Si concorda, oggi, nel ritenere che il parametro di accertamento dell’idoneità consiste in un giudizio ex ante e in concreto (criterio della c.d. prognosi postuma): il giudice cioè, collocandosi idealmente nella stessa posizione dell’agente all’inizio dell’attività criminosa deve accertare se gli atti erano in grado, tenuto conto delle concrete circostanze del caso, di sfociare nella commissione del reato.

Tale criterio di accertamento va sotto il nome di prognosi postuma perché il giudizio prognostico viene effettuato sì dopo la commissione degli atti di tentativo, ma ponendosi con la mente nel momento iniziale dell’attività delittuosa.

Rimane, a questo punto, da precisare se il criterio della prognosi postuma debba essere applicato effettuando il giudizio su una base parziale ovvero su una base totale. Il giudizio di idoneità è a base parziale in quanto tiene conto soltanto delle circostanze conosciute o conoscibili, al momento dell’azione, da un uomo avveduto pensato al posto dell’agente concreto; mentre esso non tiene conto di circostanze eccezionali oggettivamente presenti sin dall’inizio, ma conosciute dopo.

Dibattuti e controversi sono i rapporti tra tentativo e circostanze.

In proposito, da parte di taluni si opera una distinzione tra la figura del tentativo circostanziato di delitto e quella del tentativo di delitto circostanziato: la prima si avrebbe quando le circostanze si realizzano compiutamente ne contesto della stessa azione tentata; la seconda si configurerebbe allorché un delitto, se fosse giunto a consumazione, sarebbe stato qualificato dalla presenza di una o più circostanze.

Dai rilievi che precedono discende, dunque, una conclusione pressoché obbligata: le uniche circostanze compatibili col tentativo sono quelle che si realizzano compiutamente nello stesso contesto dell’azione tentata.

Una questione giurisprudenziale che ha visto l’intervento della Corte di cassazione, sezione V, sentenza 19 febbraio 2019, n. 7559 , è quella concernente  i criteri distintivi tra il tentativo di furto aggravato dalla violenza sulla cosa e il tentativo di danneggiamento.

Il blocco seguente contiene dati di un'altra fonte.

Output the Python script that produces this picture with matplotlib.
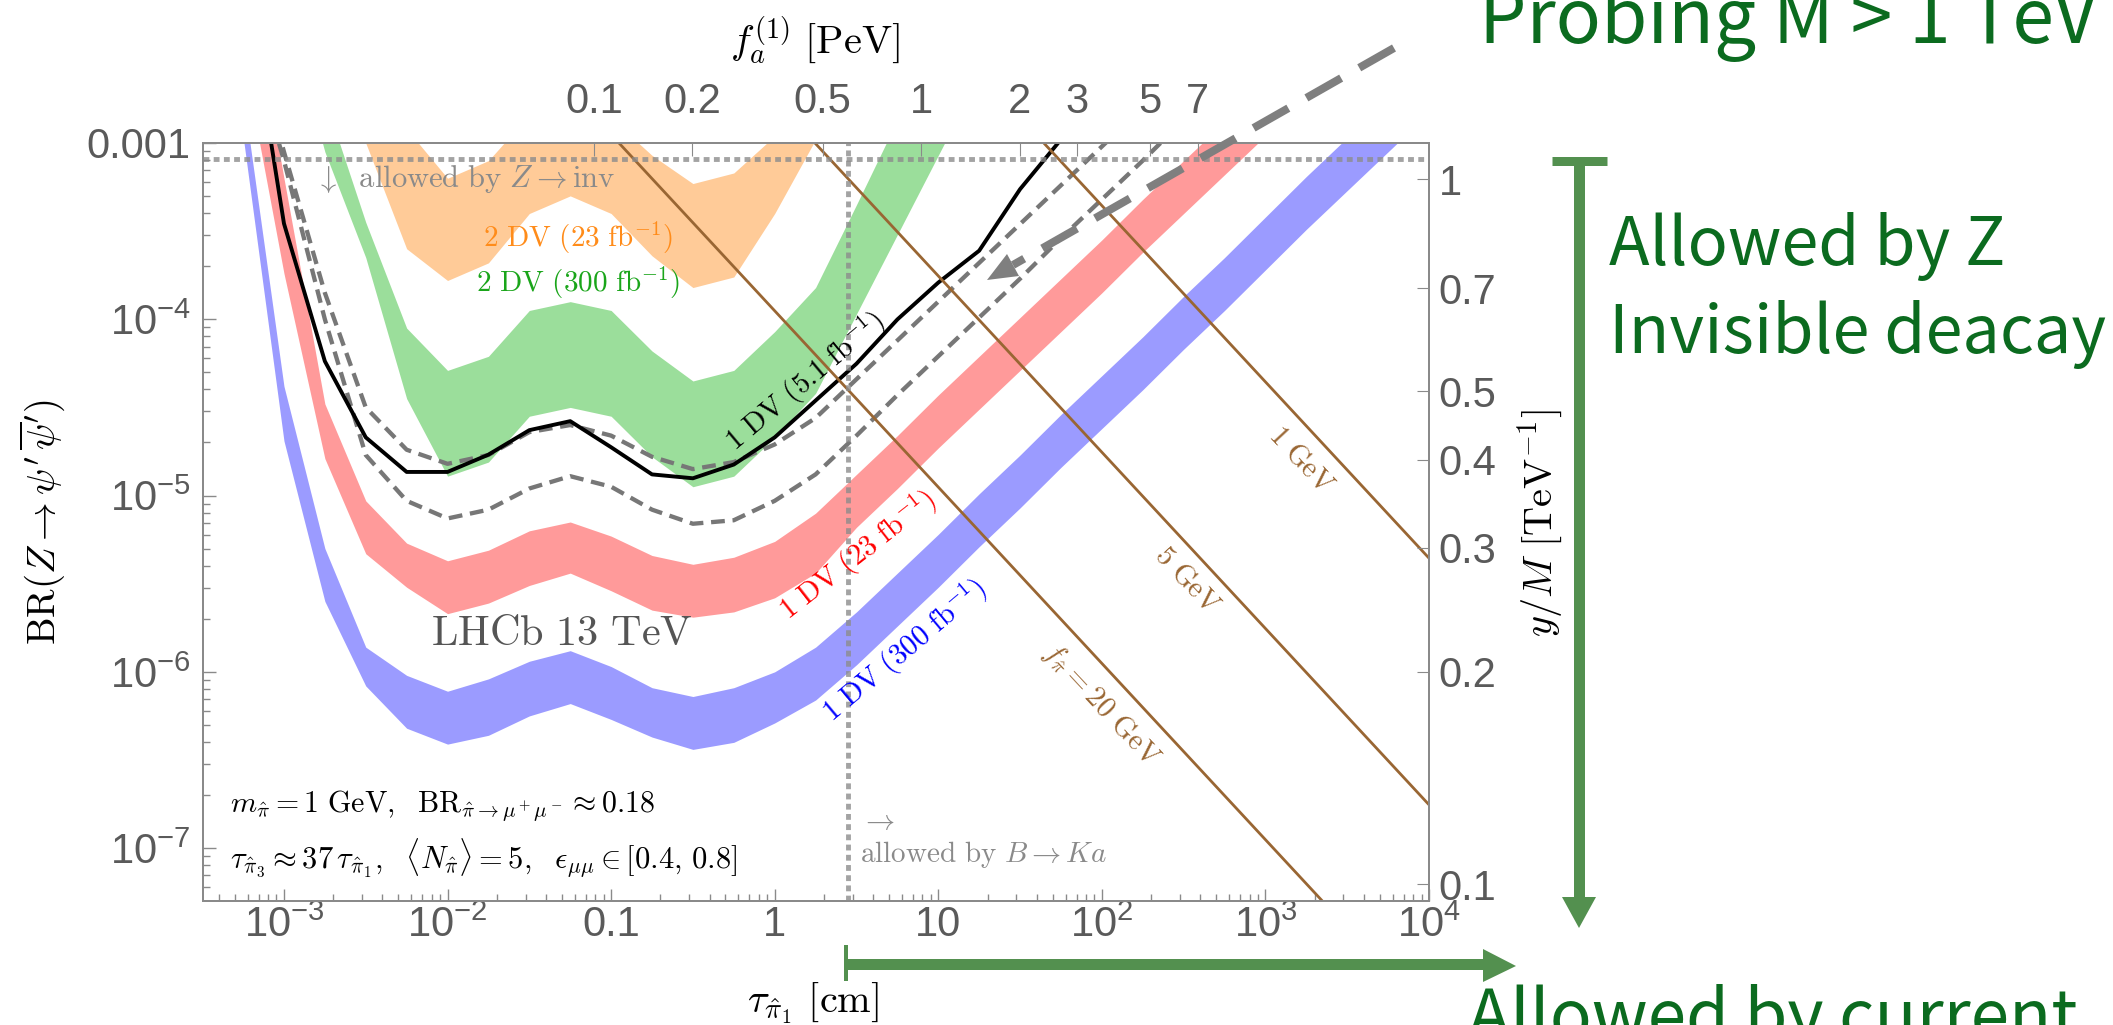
import numpy as np
import matplotlib
matplotlib.use('Agg')
import matplotlib.pyplot as plt
from matplotlib.lines import Line2D
from matplotlib.patches import Polygon
from matplotlib.transforms import IdentityTransform
from matplotlib.ticker import LogLocator, NullFormatter, NullLocator

W, H = 2113, 1025

plt.rcParams['font.family'] = ['Liberation Sans', 'DejaVu Sans']
plt.rcParams['mathtext.fontset'] = 'custom'
plt.rcParams['mathtext.rm'] = 'Liberation Sans'
plt.rcParams['mathtext.it'] = 'Liberation Sans:italic'
plt.rcParams['mathtext.bf'] = 'Liberation Sans:bold'

# log10 of decay length tau_pi1 [cm], grid of the curves
log_tau = [-3.25, -3.0, -2.75, -2.5, -2.25, -2.0, -1.75, -1.5, -1.25, -1.0,
           -0.75, -0.5, -0.25, 0.0, 0.25, 0.5, 0.75, 1.0, 1.25, 1.5,
           1.75, 2.0, 2.25, 2.5, 2.75, 3.0, 3.25, 3.5, 3.75, 4.0]

# log10 BR limits (start index into log_tau)
blue_hi = [-2.72, -4.38, -5.30, -5.86, -6.02, -6.11, -6.04, -5.94, -5.88, -5.97,
           -6.09, -6.14, -6.09, -6.00, -5.86, -5.66, -5.44, -5.22, -4.99, -4.77,
           -4.54, -4.32, -4.10, -3.87, -3.65, -3.42, -3.19, -2.97, -2.75, -2.53]
blue_lo = [-2.96, -4.69, -5.60, -6.08, -6.32, -6.41, -6.36, -6.25, -6.18, -6.27,
           -6.37, -6.44, -6.40, -6.29, -6.16, -5.96, -5.74, -5.52, -5.29, -5.07,
           -4.84, -4.62, -4.40, -4.17, -3.95, -3.72, -3.49, -3.27, -3.05, -2.83]
red_hi = [-1.9, -3.20, -4.48, -5.03, -5.27, -5.37, -5.31, -5.20, -5.15, -5.23,
          -5.34, -5.39, -5.35, -5.26, -5.10, -4.88, -4.66, -4.43, -4.21, -3.99,
          -3.77, -3.55, -3.32, -3.10, -2.88, -2.66]
red_lo = [-2.5, -3.74, -4.79, -5.33, -5.52, -5.67, -5.61, -5.51, -5.44, -5.54,
          -5.65, -5.69, -5.66, -5.58, -5.44, -5.18, -4.96, -4.73, -4.51, -4.29,
          -4.07, -3.85, -3.62, -3.40, -3.18, -2.96]
black_1dv = [-2.0, -3.457, -4.238, -4.670, -4.866, -4.866, -4.768, -4.629, -4.578, -4.726,
             -4.880, -4.902, -4.824, -4.670, -4.461, -4.252, -4.001, -3.792, -3.611, -3.262,
             -2.98]
dash_a = [-2.2, -3.05, -3.85, -4.50, -4.74, -4.82, -4.77, -4.64, -4.60, -4.66,
          -4.78, -4.85, -4.81, -4.71, -4.56, -4.34, -4.12, -3.90, -3.68, -3.46,
          -3.24, -3.02, -2.80]
dash_b = [-2.3, -3.1, -4.0, -4.77, -5.03, -5.13, -5.08, -4.96, -4.89, -4.95,
          -5.08, -5.16, -5.14, -5.03, -4.88, -4.66, -4.43, -4.21, -3.99, -3.77,
          -3.54, -3.32, -3.10, -2.87]
green_start = 1
green_hi = [-1.8, -2.75, -3.45, -4.05, -4.29, -4.21, -3.95, -3.90, -3.95, -4.18,
            -4.35, -4.29, -4.07, -3.82, -3.35, -2.87, -2.40, -1.95]
green_lo = [-2.2, -3.05, -3.65, -4.45, -4.89, -4.81, -4.55, -4.50, -4.55, -4.78,
            -4.95, -4.89, -4.67, -4.42, -3.97, -3.52, -3.07, -2.62]
orange_start = 2
orange_hi = [-1.8, -2.4, -2.92, -3.20, -3.10, -2.84, -2.78, -2.86, -3.07, -3.23,
             -3.17, -2.96, -2.5, -2.0]
orange_lo = [-2.4, -3.0, -3.60, -3.78, -3.68, -3.40, -3.30, -3.40, -3.64, -3.82,
             -3.76, -3.40, -2.98, -2.5]

# constant f_pi lines: BR * tau = const
fpi_labels = [r'$\mathrm{1\ GeV}$', r'$\mathrm{5\ GeV}$', r'$f_{\hat\pi} = 20\ \mathrm{GeV}$']
fpi_logc = [-1.355, -2.754, -3.952]

z_inv_limit = 8.1e-4   # BR(Z -> inv) bound
bka_limit = 2.8        # tau bound from B -> K a [cm]

x_ticks = [1e-3, 1e-2, 0.1, 1, 10, 1e2, 1e3, 1e4]
x_labels = [r'$10^{-3}$', r'$10^{-2}$', '0.1', '1', '10', r'$10^{2}$', r'$10^{3}$', r'$10^{4}$']
y_ticks = [1e-3, 1e-4, 1e-5, 1e-6, 1e-7]
y_labels = ['0.001', r'$10^{-4}$', r'$10^{-5}$', r'$10^{-6}$', r'$10^{-7}$']
fa_ticks = [0.1, 0.2, 0.5, 1, 2, 3, 5, 7]       # PeV
fa_tau = 7.85                                    # tau [cm] = fa_tau * f^2
yM_ticks = [1, 0.7, 0.5, 0.4, 0.3, 0.2, 0.1]     # TeV^-1
yM_norm = 1.125                                  # y/M at BR = 1e-3

lt = np.array(log_tau)
tau = 10 ** lt

fig = plt.figure(figsize=(W / 100, H / 100), dpi=100)
ax = fig.add_axes([203 / W, 1 - 901 / H, (1429 - 203) / W, (901 - 143) / H])
ax.set_xscale('log')
ax.set_yscale('log')
ax.set_xlim(10 ** -3.495, 1e4)
ax.set_ylim(10 ** -7.3, 1e-3)


def band(lo, hi, start, color):
    x = tau[start:start + len(lo)]
    ax.fill_between(x, 10 ** np.array(lo), 10 ** np.array(hi), color=color, lw=0, zorder=1)


band(orange_lo, orange_hi, orange_start, '#ffcb98')
band(green_lo, green_hi, green_start, '#9bde9b')
band(red_lo, red_hi, 0, '#ff9a9a')
band(blue_lo, blue_hi, 0, '#9b9bff')

for d in (dash_a, dash_b):
    ax.plot(tau[:len(d)], 10 ** np.array(d), color='#777777', lw=3.1, ls=(0, (3.2, 1.8)), zorder=3)
ax.plot(tau[:len(black_1dv)], 10 ** np.array(black_1dv), color='black', lw=2.8, zorder=4)

tt = np.array([1e-4, 1e5])
for c in fpi_logc:
    ax.plot(tt, 10 ** c / tt, color='#996633', lw=2.0, zorder=5)

ax.axhline(z_inv_limit, color='#8c8c8c', lw=3.5, ls=(0, (1.2, 0.9)), alpha=0.8, zorder=6)
ax.axvline(bka_limit, color='#8c8c8c', lw=3.5, ls=(0, (1.2, 0.9)), alpha=0.8, zorder=6)

# axes style
for s in ax.spines.values():
    s.set_color('#8a8a8a')
    s.set_linewidth(1.2)
ax.set_xticks(x_ticks, x_labels)
ax.set_yticks(y_ticks, y_labels)
ax.xaxis.set_minor_locator(LogLocator(subs=np.arange(2, 10)))
ax.yaxis.set_minor_locator(LogLocator(subs=np.arange(2, 10)))
ax.xaxis.set_minor_formatter(NullFormatter())
ax.yaxis.set_minor_formatter(NullFormatter())
ax.tick_params(which='both', direction='in', color='#8a8a8a', labelcolor='#5a5a5a', labelsize=30)
ax.tick_params(which='major', length=9, width=1)
ax.tick_params(which='minor', length=5, width=1)
ax.tick_params(axis='x', pad=3)
ax.tick_params(axis='y', pad=9)

axT = ax.twiny()
axT.set_xscale('log')
axT.set_xlim(ax.get_xlim())
axT.set_xticks([fa_tau * f ** 2 for f in fa_ticks], [f'{f:g}' for f in fa_ticks])
axT.xaxis.set_minor_locator(NullLocator())
axT.tick_params(direction='in', color='#8a8a8a', labelcolor='#5a5a5a', labelsize=30, length=9, pad=15)

axR = ax.twinx()
axR.set_yscale('log')
axR.set_ylim(ax.get_ylim())
axR.set_yticks([(v / yM_norm) ** 4 * 1e-3 for v in yM_ticks], [f'{v:g}' for v in yM_ticks])
axR.yaxis.set_minor_locator(NullLocator())
axR.tick_params(direction='in', color='#8a8a8a', labelcolor='#5a5a5a', labelsize=30, length=9, pad=7)
for a in (axT, axR):
    for s in a.spines.values():
        s.set_color('#8a8a8a')
        s.set_linewidth(1.2)


def px(x, y):
    return x / W, 1 - y / H


def ftext(x, y, s, size, color='black', rot=0, ha='center', va='center', mf='cm', **kw):
    fig.text(*px(x, y), s, fontsize=size, color=color, rotation=rot, ha=ha, va=va,
             rotation_mode='anchor', math_fontfamily=mf, **kw)


# labels inside the plot (Computer Modern)
ftext(315, 179, r'$\downarrow\ \ \mathrm{allowed\ by}\ Z \rightarrow \mathrm{inv}$', 22, '#8a8a8a', ha='left')
ftext(578, 238, r'$\mathrm{2\ DV\ (23\ fb}^{-1}\mathrm{)}$', 21, '#ff8c1a')
ftext(578, 283, r'$\mathrm{2\ DV\ (300\ fb}^{-1}\mathrm{)}$', 21, '#1aa51a')
ftext(805, 382, r'$\mathrm{1\ DV\ (5.1\ fb}^{-1}\mathrm{)}$', 21, 'black', rot=40)
ftext(858, 555, r'$\mathrm{1\ DV\ (23\ fb}^{-1}\mathrm{)}$', 21, '#ff0000', rot=38)
ftext(905, 651, r'$\mathrm{1\ DV\ (300\ fb}^{-1}\mathrm{)}$', 21, '#0000ff', rot=40)
ftext(562, 634, r'$\mathrm{LHCb\ 13\ TeV}$', 30.5, '#555555')
ftext(230, 806, r'$m_{\hat\pi} = 1\ \mathrm{GeV},\ \ \mathrm{BR}_{\hat\pi\to\mu^+\mu^-} \approx 0.18$', 21.5, ha='left')
ftext(230, 858, r'$\tau_{\hat\pi_3} \approx 37\,\tau_{\hat\pi_1},\ \ \langle N_{\hat\pi}\rangle = 5,\ \ '
      r'\epsilon_{\mu\mu} \in [0.4,\, 0.8]$', 22, ha='left')
ftext(860, 821, r'$\rightarrow$', 21, '#8a8a8a', ha='left')
ftext(860, 855, r'$\mathrm{allowed\ by}\ B \rightarrow Ka$', 21, '#8a8a8a', ha='left')
brown_pos = [(1302, 460), (1188, 580), (1101, 705)]
for (x, y), lab in zip(brown_pos, fpi_labels):
    ftext(x, y, lab, 21, '#996633', rot=-47)

# axis titles
ftext(815, 40, r'$f_a^{(1)}\ [\mathrm{PeV}]$', 29)
ftext(813, 1003, r'$\tau_{\hat\pi_1}\ [\mathrm{cm}]$', 29)
ftext(42, 522, r"$\mathrm{BR}(Z \to \psi'\,\overline{\psi}')$", 28, rot=90)
ftext(1540, 523, r'$y/M\ [\mathrm{TeV}^{-1}]$', 29, rot=90)

# overlay annotations (pixel coordinates)
idt = IdentityTransform()
green = '#53904f'


def seg(x0, y0, x1, y1, lw, color, ls='-'):
    fig.add_artist(Line2D([x0, x1], [H - y0, H - y1], transform=idt, lw=lw * 0.72,
                          color=color, ls=ls, solid_capstyle='butt', dash_capstyle='butt'))


def head(pts, color):
    fig.add_artist(Polygon([(x, H - y) for x, y in pts], closed=True, transform=idt,
                           facecolor=color, edgecolor='none'))


seg(1579, 161, 1579, 898, 11, green)
seg(1552, 161, 1607, 161, 9, green)
head([(1562, 897), (1596, 897), (1579, 928)], green)
seg(846, 964, 1484, 964, 11, green)
seg(846, 945, 846, 981, 4, green)
head([(1483, 949), (1483, 982), (1516, 966)], green)

seg(1394, 48, 1013, 265, 8, '#7f7f7f', ls=(0, (5, 2.6)))
head([(987, 280), (1019, 276), (1007, 254)], '#7f7f7f')

tgreen = '#0b6b1f'
for x, y, s, fs in [(1479, 43, 'Probing M > 1 TeV', 54), (1609, 265, 'Allowed by Z', 48),
                    (1609, 353, 'Invisible deacay', 48), (1468, 1040, 'Allowed by current', 50)]:
    fig.text(*px(x, y), s, fontsize=fs, color=tgreen, ha='left', va='baseline',
             family=['Noto Sans CJK SC', 'DejaVu Sans'])

fig.savefig('out.png', dpi=100)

La Corte ha sottolineato  che, per operare la giusta qualificazione del fatto come tentativo di furto aggravato dalla violenza sulla cosa piuttosto che come tentativo di danneggiamento della stessa, è necessario valutare le modalità dell’azione, i mezzi per realizzarla, le caratteristiche strutturali della cosa mobile, così da trarne elementi univocamente deponenti per l’uno o per l’altro orientamento della condotta del soggetto agente. I due reati si distinguono non per la materialità del fatto, che può essere identica, ma per l’elemento intenzionale. Occorre, quindi, identificare lo specifico finalismo dell’azione  commessa, ossia se è stata rivolta, rispettivamente, all’impossessamento della cosa mobile, oppure al deterioramento della stessa.

E’ l’elemento intenzionale, la direzione della volontà dell’agente e lo specifico finalismo dell’azione – verso l’impossessamento della cosa mobile ovvero verso il deterioramento della stessa – le modalità dell’azione, i mezzi per realizzarla e le caratteristiche strutturali della cosa mobile che valgono a distinguere il tentativo di furto aggravato dalla violenza sulla cosa da quello di danneggiamento della stessa e non la mera materialità del fatto che può essere anche la medesima.